EXERCISE DESCRIPTION ▸
The lines from the top of the material through the line with "const recessionEnds = [1991.26, 2001.91, 2009.49];" are to be set down exactly. Leave the pictures out.
____________________
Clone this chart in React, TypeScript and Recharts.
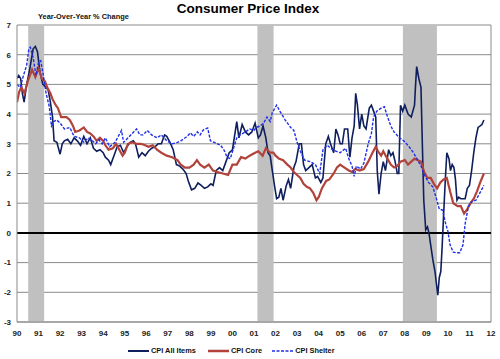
import React from 'react';
import { LineChart, Line, XAxis, YAxis, CartesianGrid, ReferenceArea, ReferenceLine } from 'recharts';

const FONT = '"Liberation Sans", Arial, sans-serif';

const yearTicks = [1990, 1991, 1992, 1993, 1994, 1995, 1996, 1997, 1998, 1999, 2000, 2001, 2002, 2003, 2004, 2005, 2006, 2007, 2008, 2009, 2010, 2011, 2012];
const valueTicks = [-3, -2, -1, 0, 1, 2, 3, 4, 5, 6, 7];
const recessionStarts = [1990.52, 2001.16, 2007.91];
const recessionEnds = [1991.26, 2001.91, 2009.49];

const allItemsT = [1990.0, 1990.08, 1990.17, 1990.25, 1990.33, 1990.45, 1990.6, 1990.75, 1990.85, 1990.95, 1991.07, 1991.2, 1991.35, 1991.45, 1991.55, 1991.65, 1991.72, 1991.85, 1992.0, 1992.1, 1992.2, 1992.35, 1992.5, 1992.65, 1992.8, 1992.95, 1993.1, 1993.25, 1993.4, 1993.55, 1993.7, 1993.85, 1994.0, 1994.1, 1994.25, 1994.35, 1994.5, 1994.65, 1994.8, 1994.95, 1995.1, 1995.25, 1995.4, 1995.5, 1995.65, 1995.8, 1995.95, 1996.1, 1996.25, 1996.4, 1996.55, 1996.7, 1996.85, 1996.95, 1997.1, 1997.25, 1997.4, 1997.55, 1997.7, 1997.85, 1997.95, 1998.1, 1998.25, 1998.4, 1998.55, 1998.7, 1998.85, 1999.0, 1999.1, 1999.25, 1999.4, 1999.55, 1999.7, 1999.85, 2000.0, 2000.2, 2000.3, 2000.45, 2000.6, 2000.75, 2000.9, 2001.05, 2001.2, 2001.3, 2001.42, 2001.55, 2001.65, 2001.75, 2001.85, 2001.95, 2002.05, 2002.15, 2002.25, 2002.35, 2002.5, 2002.6, 2002.7, 2002.85, 2002.95, 2003.1, 2003.2, 2003.3, 2003.4, 2003.55, 2003.7, 2003.85, 2003.95, 2004.1, 2004.2, 2004.33, 2004.45, 2004.55, 2004.7, 2004.8, 2004.9, 2005.0, 2005.1, 2005.2, 2005.35, 2005.45, 2005.55, 2005.65, 2005.72, 2005.8, 2005.9, 2006.0, 2006.1, 2006.2, 2006.35, 2006.45, 2006.55, 2006.65, 2006.72, 2006.8, 2006.9, 2007.0, 2007.1, 2007.25, 2007.35, 2007.45, 2007.55, 2007.65, 2007.72, 2007.8, 2007.9, 2008.0, 2008.15, 2008.3, 2008.45, 2008.5, 2008.55, 2008.65, 2008.75, 2008.82, 2008.88, 2008.97, 2009.05, 2009.12, 2009.2, 2009.3, 2009.4, 2009.53, 2009.6, 2009.67, 2009.73, 2009.8, 2009.88, 2009.95, 2010.05, 2010.12, 2010.2, 2010.28, 2010.35, 2010.42, 2010.5, 2010.6, 2010.7, 2010.8, 2010.9, 2011.0, 2011.1, 2011.2, 2011.3, 2011.4, 2011.5, 2011.58, 2011.67];
const allItemsV = [5.2, 5.3, 5.2, 4.7, 4.4, 5.0, 5.55, 6.2, 6.28, 6.1, 5.4, 5.0, 4.9, 4.8, 4.4, 3.9, 3.1, 3.05, 2.65, 3.0, 3.1, 3.15, 3.0, 3.2, 3.1, 2.95, 3.25, 3.0, 3.2, 2.85, 2.75, 2.8, 2.7, 2.55, 2.45, 2.3, 2.6, 2.9, 2.95, 2.7, 2.9, 3.05, 3.1, 3.0, 2.55, 2.7, 2.6, 2.75, 2.85, 2.9, 3.0, 3.0, 3.3, 3.25, 3.05, 2.8, 2.3, 2.25, 2.15, 2.0, 1.75, 1.45, 1.5, 1.68, 1.6, 1.5, 1.55, 1.65, 1.6, 2.1, 2.2, 2.1, 2.4, 2.7, 2.8, 3.75, 3.2, 3.65, 3.4, 3.3, 3.4, 3.7, 3.2, 3.3, 3.6, 3.2, 2.7, 2.6, 2.1, 1.6, 1.15, 1.2, 1.5, 1.1, 1.6, 1.8, 1.5, 2.2, 2.4, 3.0, 3.0, 2.3, 2.1, 2.2, 2.3, 1.85, 1.9, 1.7, 1.85, 3.0, 3.25, 3.0, 2.7, 3.5, 3.3, 3.0, 3.0, 3.5, 3.5, 2.55, 3.2, 3.6, 4.7, 4.3, 3.5, 4.0, 3.6, 3.5, 4.2, 4.3, 4.1, 3.9, 2.1, 1.3, 2.0, 2.4, 2.1, 2.8, 2.6, 2.7, 2.4, 2.0, 2.0, 4.3, 4.1, 4.3, 4.0, 3.9, 4.3, 5.0, 5.6, 5.2, 4.9, 2.8, 1.1, 0.1, 0.2, 0.0, -0.4, -0.9, -1.3, -2.1, -1.5, -1.3, -0.5, 0.6, 1.8, 2.7, 2.5, 2.1, 2.3, 2.2, 1.8, 1.1, 1.2, 1.15, 1.15, 1.15, 1.5, 1.6, 2.1, 2.7, 3.2, 3.55, 3.6, 3.65, 3.8];

const coreT = [1990.0, 1990.1, 1990.2, 1990.35, 1990.5, 1990.7, 1990.85, 1991.0, 1991.15, 1991.3, 1991.4, 1991.55, 1991.65, 1991.8, 1991.9, 1992.05, 1992.3, 1992.45, 1992.6, 1992.7, 1992.9, 1993.1, 1993.25, 1993.4, 1993.55, 1993.7, 1993.85, 1994.0, 1994.1, 1994.25, 1994.45, 1994.6, 1994.75, 1994.9, 1995.0, 1995.15, 1995.35, 1995.55, 1995.75, 1995.95, 1996.1, 1996.3, 1996.5, 1996.7, 1996.95, 1997.2, 1997.45, 1997.6, 1997.8, 1998.0, 1998.2, 1998.35, 1998.5, 1998.7, 1998.9, 1999.1, 1999.3, 1999.55, 1999.8, 2000.0, 2000.2, 2000.4, 2000.6, 2000.8, 2001.05, 2001.2, 2001.4, 2001.55, 2001.75, 2001.9, 2002.0, 2002.15, 2002.35, 2002.55, 2002.7, 2002.85, 2003.0, 2003.15, 2003.3, 2003.45, 2003.6, 2003.75, 2003.9, 2004.0, 2004.15, 2004.35, 2004.5, 2004.7, 2004.85, 2005.0, 2005.2, 2005.4, 2005.55, 2005.7, 2005.9, 2006.1, 2006.3, 2006.5, 2006.65, 2006.75, 2006.9, 2007.0, 2007.15, 2007.35, 2007.5, 2007.65, 2007.8, 2008.0, 2008.15, 2008.3, 2008.45, 2008.6, 2008.75, 2008.9, 2009.05, 2009.2, 2009.35, 2009.5, 2009.65, 2009.8, 2009.95, 2010.1, 2010.25, 2010.45, 2010.6, 2010.75, 2010.9, 2011.05, 2011.2, 2011.35, 2011.5, 2011.67];
const coreV = [4.4, 4.75, 4.9, 4.7, 5.1, 5.5, 5.25, 5.55, 5.2, 5.1, 4.9, 4.7, 4.5, 4.3, 4.2, 3.9, 3.9, 3.8, 3.6, 3.4, 3.45, 3.55, 3.4, 3.35, 3.25, 3.1, 3.2, 3.1, 2.95, 2.8, 2.85, 3.0, 2.8, 2.6, 2.7, 3.0, 3.05, 3.0, 3.0, 2.95, 2.9, 2.95, 2.8, 2.7, 2.6, 2.55, 2.45, 2.3, 2.2, 2.2, 2.3, 2.45, 2.3, 2.2, 2.3, 2.1, 2.05, 2.0, 1.95, 2.3, 2.3, 2.55, 2.5, 2.6, 2.7, 2.75, 2.6, 2.85, 2.7, 2.7, 2.6, 2.5, 2.45, 2.3, 2.2, 2.05, 1.95, 1.85, 1.65, 1.55, 1.5, 1.35, 1.1, 1.2, 1.5, 1.75, 1.8, 2.0, 2.2, 2.3, 2.2, 2.1, 2.05, 2.15, 2.1, 2.15, 2.4, 2.7, 2.9, 2.75, 2.6, 2.75, 2.55, 2.3, 2.2, 2.25, 2.4, 2.45, 2.3, 2.4, 2.5, 2.45, 2.4, 2.05, 1.85, 1.85, 1.65, 1.5, 1.7, 1.8, 1.85, 1.4, 1.0, 0.9, 0.9, 0.65, 0.8, 1.0, 1.15, 1.4, 1.7, 2.0];

const shelterT = [1990.0, 1990.15, 1990.3, 1990.45, 1990.55, 1990.62, 1990.75, 1990.88, 1991.0, 1991.1, 1991.2, 1991.35, 1991.5, 1991.6, 1991.7, 1991.85, 1992.0, 1992.2, 1992.45, 1992.65, 1992.9, 1993.1, 1993.3, 1993.5, 1993.65, 1993.8, 1993.95, 1994.1, 1994.3, 1994.55, 1994.7, 1994.85, 1994.95, 1995.15, 1995.35, 1995.55, 1995.7, 1995.85, 1996.05, 1996.25, 1996.5, 1996.7, 1996.95, 1997.2, 1997.45, 1997.6, 1997.9, 1998.05, 1998.2, 1998.37, 1998.5, 1998.65, 1998.85, 1998.98, 1999.15, 1999.3, 1999.45, 1999.6, 1999.75, 1999.9, 2000.05, 2000.2, 2000.35, 2000.6, 2000.8, 2001.0, 2001.1, 2001.3, 2001.45, 2001.6, 2001.75, 2001.85, 2002.05, 2002.2, 2002.45, 2002.7, 2002.85, 2003.0, 2003.15, 2003.35, 2003.6, 2003.85, 2004.05, 2004.2, 2004.4, 2004.55, 2004.8, 2005.0, 2005.25, 2005.4, 2005.55, 2005.65, 2005.75, 2005.95, 2006.1, 2006.3, 2006.45, 2006.55, 2006.7, 2006.9, 2007.05, 2007.2, 2007.35, 2007.5, 2007.75, 2007.95, 2008.2, 2008.4, 2008.6, 2008.75, 2008.95, 2009.1, 2009.3, 2009.45, 2009.6, 2009.75, 2009.9, 2010.0, 2010.1, 2010.25, 2010.4, 2010.55, 2010.7, 2010.8, 2010.95, 2011.1, 2011.3, 2011.45, 2011.67];
const shelterV = [5.0, 4.9, 5.3, 5.65, 6.2, 6.25, 5.9, 5.3, 5.75, 5.8, 5.4, 4.7, 4.25, 3.6, 3.75, 3.8, 3.7, 3.5, 3.55, 3.25, 3.2, 3.05, 3.2, 3.1, 3.0, 3.13, 3.0, 3.2, 2.9, 3.05, 3.25, 3.45, 3.05, 3.2, 3.35, 3.5, 3.3, 3.3, 3.45, 3.3, 3.2, 3.3, 3.1, 3.0, 3.05, 3.1, 3.25, 3.37, 3.25, 3.4, 3.3, 3.47, 3.53, 3.1, 3.05, 3.0, 2.95, 2.8, 2.55, 2.5, 2.85, 3.2, 3.3, 3.4, 3.5, 3.45, 3.55, 3.6, 3.7, 3.9, 3.75, 4.05, 4.3, 4.1, 3.8, 3.55, 3.45, 3.05, 2.75, 2.45, 2.4, 2.3, 2.0, 2.8, 2.95, 2.85, 2.75, 2.7, 2.85, 2.5, 2.25, 1.9, 2.25, 2.15, 2.35, 3.0, 3.35, 3.9, 4.1, 4.2, 4.25, 3.9, 3.6, 3.4, 3.2, 3.1, 2.9, 2.7, 2.45, 2.25, 1.9, 1.7, 1.55, 1.2, 0.8, 0.77, 0.3, 0.05, -0.4, -0.65, -0.67, -0.67, -0.4, 0.3, 0.9, 1.05, 1.1, 1.3, 1.6];

const allItemsData = allItemsT.map((t, i) => ({ t, v: allItemsV[i] }));
const coreData = coreT.map((t, i) => ({ t, v: coreV[i] }));
const shelterData = shelterT.map((t, i) => ({ t, v: shelterV[i] }));

const NAVY = '#0f1f5e';
const RED = '#b2433b';
const BLUE = '#1f2fe8';
const GRID = '#8a8a8a';

const tickStyle = { fontSize: 8, fontWeight: 'bold' as const, fill: '#222', fontFamily: FONT };

const legendItems = [
  { label: 'CPI All Items', color: NAVY, dash: undefined as string | undefined, width: 2 },
  { label: 'CPI Core', color: RED, dash: undefined as string | undefined, width: 2.5 },
  { label: 'CPI Shelter', color: BLUE, dash: '3 1.5', width: 1.5 },
];

export default function App() {
  return (
    <div style={{ position: 'absolute', left: 0, top: 0, width: 500, height: 359, background: '#fff', fontFamily: FONT }}>
      <div style={{ position: 'absolute', left: 0, width: 496, top: 0, textAlign: 'center', fontSize: 13.5, fontWeight: 'bold', color: '#000', lineHeight: '17px' }}>
        Consumer Price Index
      </div>
      <div style={{ position: 'absolute', left: 38, top: 12, fontSize: 7.4, fontWeight: 'bold', color: '#111', lineHeight: '10px' }}>
        Year-Over-Year % Change
      </div>
      <LineChart width={500} height={359} margin={{ top: 25, right: 9, bottom: 23, left: 0 }}>
        <CartesianGrid horizontal={true} vertical={false} stroke={GRID} strokeWidth={1} />
        <XAxis
          type="number"
          dataKey="t"
          domain={[1990, 2012]}
          ticks={yearTicks}
          allowDataOverflow
          tickFormatter={(y: number) => String(y % 100).padStart(2, '0')}
          tick={tickStyle}
          tickLine={false}
          tickSize={0}
          tickMargin={8}
          axisLine={{ stroke: GRID }}
          height={14}
          interval={0}
        />
        <YAxis
          type="number"
          domain={[-3, 7]}
          ticks={valueTicks}
          allowDataOverflow
          tick={tickStyle}
          tickLine={false}
          tickSize={0}
          tickMargin={6}
          axisLine={{ stroke: GRID }}
          width={17}
          interval={0}
        />
        {recessionStarts.map((s, i) => (
          <ReferenceArea key={i} x1={s} x2={recessionEnds[i]} y1={-3} y2={7} fill="#c0c0c0" fillOpacity={1} stroke="none" />
        ))}
        <ReferenceLine x={2012} stroke={GRID} strokeWidth={1} />
        <ReferenceLine y={0} stroke="#000" strokeWidth={2} />
        <Line data={allItemsData} dataKey="v" type="linear" stroke={NAVY} strokeWidth={1.6} dot={false} isAnimationActive={false} />
        <Line data={coreData} dataKey="v" type="linear" stroke={RED} strokeWidth={2.2} dot={false} isAnimationActive={false} />
        <Line data={shelterData} dataKey="v" type="linear" stroke={BLUE} strokeWidth={1.4} strokeDasharray="3 1.5" dot={false} isAnimationActive={false} />
      </LineChart>
      <div style={{ position: 'absolute', left: 128, top: 346, display: 'flex', alignItems: 'center', fontSize: 7.4, fontWeight: 'bold', color: '#111', lineHeight: '10px' }}>
        {legendItems.map((it, i) => (
          <div key={i} style={{ display: 'flex', alignItems: 'center', marginRight: i === 0 ? 12 : 10 }}>
            <svg width={21} height={6} style={{ marginRight: 2 }}>
              <line x1={0} y1={3} x2={21} y2={3} stroke={it.color} strokeWidth={it.width} strokeDasharray={it.dash} />
            </svg>
            <span>{it.label}</span>
          </div>
        ))}
      </div>
    </div>
  );
}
____________________
TASK OUTPUT ▸
Clone this chart in React, TypeScript and Recharts.
import React from 'react';
import { LineChart, Line, XAxis, YAxis, CartesianGrid, ReferenceArea, ReferenceLine } from 'recharts';

const FONT = '"Liberation Sans", Arial, sans-serif';

const yearTicks = [1990, 1991, 1992, 1993, 1994, 1995, 1996, 1997, 1998, 1999, 2000, 2001, 2002, 2003, 2004, 2005, 2006, 2007, 2008, 2009, 2010, 2011, 2012];
const valueTicks = [-3, -2, -1, 0, 1, 2, 3, 4, 5, 6, 7];
const recessionStarts = [1990.52, 2001.16, 2007.91];
const recessionEnds = [1991.26, 2001.91, 2009.49];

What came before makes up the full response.